→ Task brief: Pick out each line of the records in which the word "chart" appears.

===== Provided information

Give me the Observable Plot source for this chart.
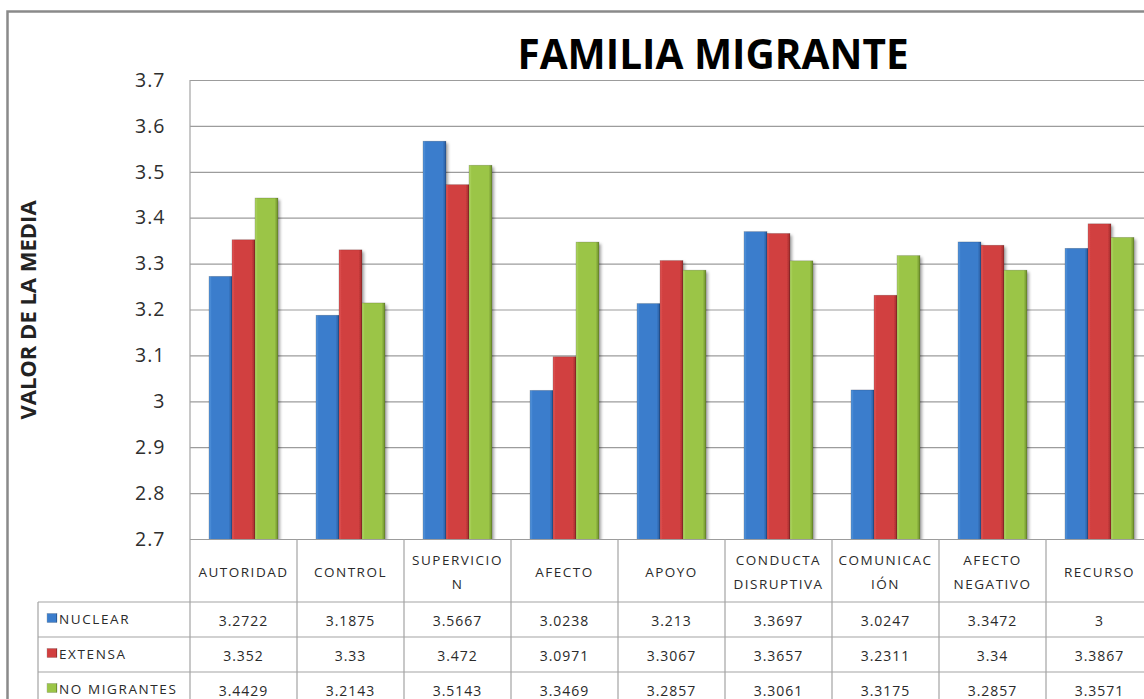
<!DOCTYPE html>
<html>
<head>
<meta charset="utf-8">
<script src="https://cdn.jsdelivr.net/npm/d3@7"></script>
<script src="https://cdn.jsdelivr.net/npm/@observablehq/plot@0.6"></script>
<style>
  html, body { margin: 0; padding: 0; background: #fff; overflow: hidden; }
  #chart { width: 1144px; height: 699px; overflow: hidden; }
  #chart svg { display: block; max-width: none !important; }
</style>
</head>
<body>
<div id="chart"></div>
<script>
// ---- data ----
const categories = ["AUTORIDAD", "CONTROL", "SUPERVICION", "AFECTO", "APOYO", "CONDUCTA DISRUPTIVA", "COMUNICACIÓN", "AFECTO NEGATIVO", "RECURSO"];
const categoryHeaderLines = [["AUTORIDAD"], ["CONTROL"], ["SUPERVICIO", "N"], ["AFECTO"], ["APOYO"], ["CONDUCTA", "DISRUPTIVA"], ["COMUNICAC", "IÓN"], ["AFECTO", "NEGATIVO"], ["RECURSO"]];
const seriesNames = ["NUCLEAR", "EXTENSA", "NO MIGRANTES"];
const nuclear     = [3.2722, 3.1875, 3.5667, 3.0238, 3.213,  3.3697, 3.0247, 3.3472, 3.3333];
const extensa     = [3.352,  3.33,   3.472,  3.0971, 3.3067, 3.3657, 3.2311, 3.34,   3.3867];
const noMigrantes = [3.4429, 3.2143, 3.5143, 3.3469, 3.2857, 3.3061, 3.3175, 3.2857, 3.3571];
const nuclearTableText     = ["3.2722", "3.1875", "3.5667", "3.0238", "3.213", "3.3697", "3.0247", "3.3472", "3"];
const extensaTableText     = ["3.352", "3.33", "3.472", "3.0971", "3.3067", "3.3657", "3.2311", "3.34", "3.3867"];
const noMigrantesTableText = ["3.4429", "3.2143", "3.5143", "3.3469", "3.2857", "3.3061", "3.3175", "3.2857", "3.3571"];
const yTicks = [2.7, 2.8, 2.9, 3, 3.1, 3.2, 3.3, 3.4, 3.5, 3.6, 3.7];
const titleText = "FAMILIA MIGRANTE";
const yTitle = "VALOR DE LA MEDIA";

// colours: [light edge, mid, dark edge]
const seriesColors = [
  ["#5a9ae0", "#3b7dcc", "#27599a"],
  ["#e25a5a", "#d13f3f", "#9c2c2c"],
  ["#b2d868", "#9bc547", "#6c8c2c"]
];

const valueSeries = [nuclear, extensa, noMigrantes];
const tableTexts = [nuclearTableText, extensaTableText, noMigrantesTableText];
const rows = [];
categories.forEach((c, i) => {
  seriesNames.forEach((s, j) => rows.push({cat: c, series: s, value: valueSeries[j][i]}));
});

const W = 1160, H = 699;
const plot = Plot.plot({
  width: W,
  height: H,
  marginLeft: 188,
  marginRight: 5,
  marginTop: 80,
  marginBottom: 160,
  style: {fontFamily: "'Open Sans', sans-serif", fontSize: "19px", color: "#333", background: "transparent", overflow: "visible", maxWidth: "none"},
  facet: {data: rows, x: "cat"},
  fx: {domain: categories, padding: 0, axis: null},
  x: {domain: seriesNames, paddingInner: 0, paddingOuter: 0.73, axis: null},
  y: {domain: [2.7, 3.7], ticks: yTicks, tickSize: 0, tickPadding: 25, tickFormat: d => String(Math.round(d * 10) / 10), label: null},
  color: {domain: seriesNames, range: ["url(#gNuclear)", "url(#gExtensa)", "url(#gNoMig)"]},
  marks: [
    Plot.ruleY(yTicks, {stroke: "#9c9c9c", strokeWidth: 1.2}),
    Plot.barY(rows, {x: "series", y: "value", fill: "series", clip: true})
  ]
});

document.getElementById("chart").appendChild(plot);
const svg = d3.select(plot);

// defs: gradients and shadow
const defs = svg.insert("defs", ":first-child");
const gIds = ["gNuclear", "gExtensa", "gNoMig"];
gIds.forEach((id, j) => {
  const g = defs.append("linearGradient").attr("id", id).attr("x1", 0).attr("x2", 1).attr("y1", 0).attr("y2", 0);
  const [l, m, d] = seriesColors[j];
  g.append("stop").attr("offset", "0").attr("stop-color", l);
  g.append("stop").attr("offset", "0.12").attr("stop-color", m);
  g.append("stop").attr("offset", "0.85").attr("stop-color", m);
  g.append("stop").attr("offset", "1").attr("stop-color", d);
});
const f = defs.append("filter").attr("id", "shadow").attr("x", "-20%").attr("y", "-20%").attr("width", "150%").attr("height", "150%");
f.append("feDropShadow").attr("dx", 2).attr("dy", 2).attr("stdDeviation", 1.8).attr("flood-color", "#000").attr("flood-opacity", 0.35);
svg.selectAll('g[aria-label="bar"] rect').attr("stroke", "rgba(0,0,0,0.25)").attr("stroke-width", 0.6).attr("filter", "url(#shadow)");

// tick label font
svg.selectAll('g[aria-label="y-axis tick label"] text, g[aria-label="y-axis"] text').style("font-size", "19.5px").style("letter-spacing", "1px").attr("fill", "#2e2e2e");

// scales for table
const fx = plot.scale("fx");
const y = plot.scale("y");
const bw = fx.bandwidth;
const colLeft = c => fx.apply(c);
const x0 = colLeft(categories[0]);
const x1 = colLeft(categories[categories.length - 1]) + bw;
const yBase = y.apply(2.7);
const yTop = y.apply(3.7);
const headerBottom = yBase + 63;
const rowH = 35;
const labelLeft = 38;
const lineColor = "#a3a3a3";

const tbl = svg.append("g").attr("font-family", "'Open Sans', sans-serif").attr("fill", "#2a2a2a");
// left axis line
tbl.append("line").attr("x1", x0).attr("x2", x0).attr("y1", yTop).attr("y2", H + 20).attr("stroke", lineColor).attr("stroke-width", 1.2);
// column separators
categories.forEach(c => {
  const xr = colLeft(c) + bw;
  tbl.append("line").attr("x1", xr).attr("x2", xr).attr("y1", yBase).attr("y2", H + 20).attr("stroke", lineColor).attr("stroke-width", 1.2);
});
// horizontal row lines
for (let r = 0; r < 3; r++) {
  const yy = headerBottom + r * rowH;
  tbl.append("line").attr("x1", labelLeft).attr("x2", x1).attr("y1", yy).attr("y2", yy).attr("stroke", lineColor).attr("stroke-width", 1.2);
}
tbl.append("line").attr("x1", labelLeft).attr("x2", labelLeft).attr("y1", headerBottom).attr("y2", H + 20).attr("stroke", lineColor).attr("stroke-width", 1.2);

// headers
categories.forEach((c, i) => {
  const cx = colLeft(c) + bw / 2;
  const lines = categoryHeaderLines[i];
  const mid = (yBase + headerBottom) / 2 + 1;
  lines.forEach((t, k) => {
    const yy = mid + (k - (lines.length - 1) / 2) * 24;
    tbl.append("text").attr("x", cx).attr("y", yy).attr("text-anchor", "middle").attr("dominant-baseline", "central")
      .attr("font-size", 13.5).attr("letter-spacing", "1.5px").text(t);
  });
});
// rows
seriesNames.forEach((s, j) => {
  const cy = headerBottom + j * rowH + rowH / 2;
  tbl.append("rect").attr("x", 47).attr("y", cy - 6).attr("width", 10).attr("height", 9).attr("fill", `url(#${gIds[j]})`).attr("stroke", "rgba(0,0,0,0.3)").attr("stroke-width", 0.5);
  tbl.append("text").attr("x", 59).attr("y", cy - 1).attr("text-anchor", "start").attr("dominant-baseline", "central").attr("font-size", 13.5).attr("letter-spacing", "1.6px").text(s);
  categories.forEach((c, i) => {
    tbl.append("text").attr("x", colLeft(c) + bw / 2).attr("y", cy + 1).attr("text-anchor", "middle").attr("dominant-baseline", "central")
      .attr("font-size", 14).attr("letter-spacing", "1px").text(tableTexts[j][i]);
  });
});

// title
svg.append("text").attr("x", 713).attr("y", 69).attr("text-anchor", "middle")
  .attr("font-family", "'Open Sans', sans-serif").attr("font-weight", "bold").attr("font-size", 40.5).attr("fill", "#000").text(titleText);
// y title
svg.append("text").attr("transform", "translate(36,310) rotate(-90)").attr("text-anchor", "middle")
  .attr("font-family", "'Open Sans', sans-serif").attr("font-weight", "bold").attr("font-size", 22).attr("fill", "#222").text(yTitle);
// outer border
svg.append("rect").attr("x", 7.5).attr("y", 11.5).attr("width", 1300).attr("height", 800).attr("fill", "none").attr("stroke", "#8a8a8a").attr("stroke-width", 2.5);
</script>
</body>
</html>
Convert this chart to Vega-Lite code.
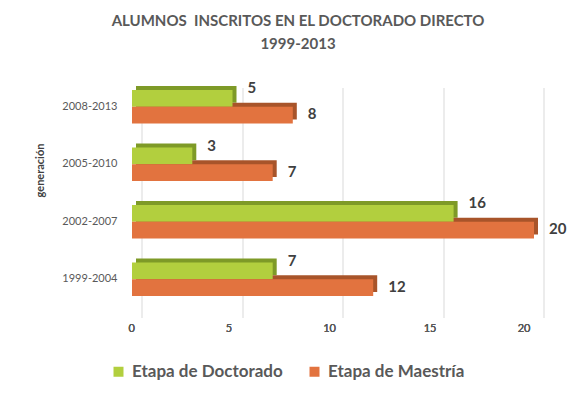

==========

→ Response:
Give me the Observable Plot source for this chart.
  #chart { width: 1144px; height: 699px; overflow: hidden; }
  #chart svg { display: block; max-width: none !important; }
<div id="chart"></div>
document.getElementById("chart").appendChild(plot);
Convert this chart to Vega-Lite code.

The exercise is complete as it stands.